Editorial: The positive and the negative

POSTED: 06/10/11 2:07 PM

It is with interest that we note Prime Minister Gerrit Schotte has informed Dutch Minister of Kingdom Relations Piet Hein Donner that his government will ask the Supervisory Board of Directors of Central Bank of Curacao and St. Maarten to investigate the bank’s functioning with assistance from the General Audit Chamber of Curacao. There is a positive and negative to this development.

In the positive category it gives St. Maarten a chance to participate in the research and can likely tell us, just how badly or – in the small off chance – well equipped the branch in St. Maarten is to handle supervising the financial sector here. While we understand that concerns in Curacao led to this point, we believe that this is an opportunity not to be missed, especially since the initial committee did not involve participation from St. Maarten.

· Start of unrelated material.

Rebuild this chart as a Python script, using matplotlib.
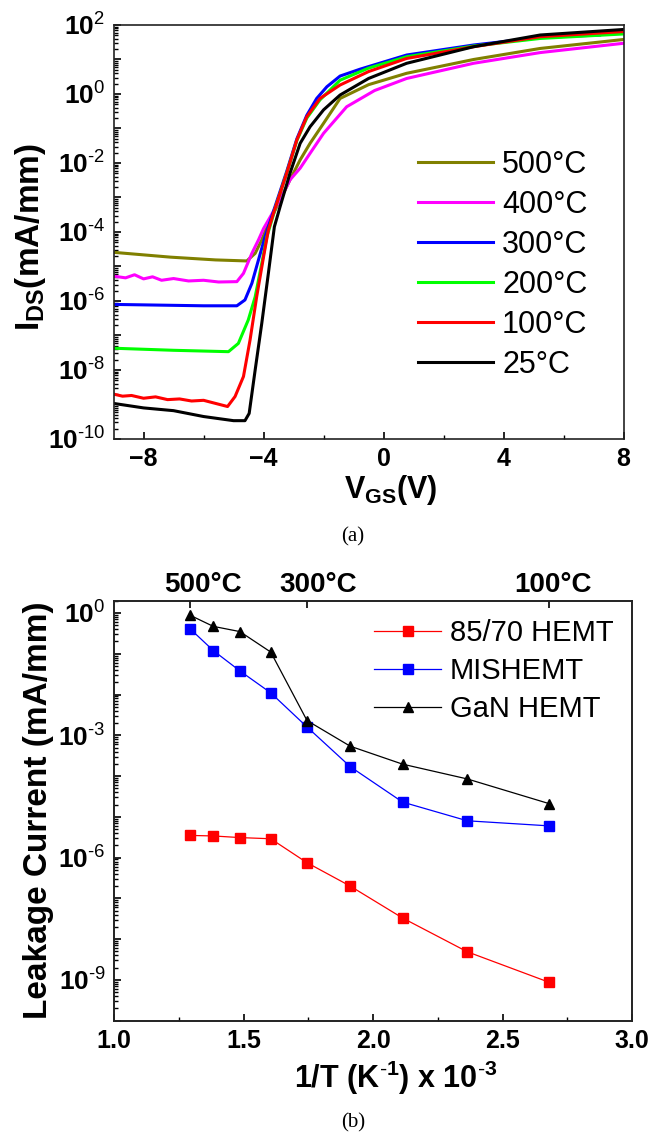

On the negative side of things, Schotte reveals – again – that he’s a wheeler and dealer looking to ensure that he stays in the position of Prime Minister. That includes making sure that he toes the line laid by coalition partners, while reneging on an agreement with the Kingdom Council of Ministers. That helps to keep the peace at home, but most certainly will ignite a hail storm of criticism from across the ocean.

What prompted the Curacaoan leader to withdraw the request is really something best known to him, but there may a hint in the fact that Minister Donner had said the independent committee would also investigate the Government of Curacao. That is obviously undesirable and Schotte has now created a situation where his government escapes scrutiny from multiple angles and deflects the light of scrutiny squarely onto the Director of the Central Bank Emsley Tromp in an attempt to finally do what they’ve wanted to do since taking office.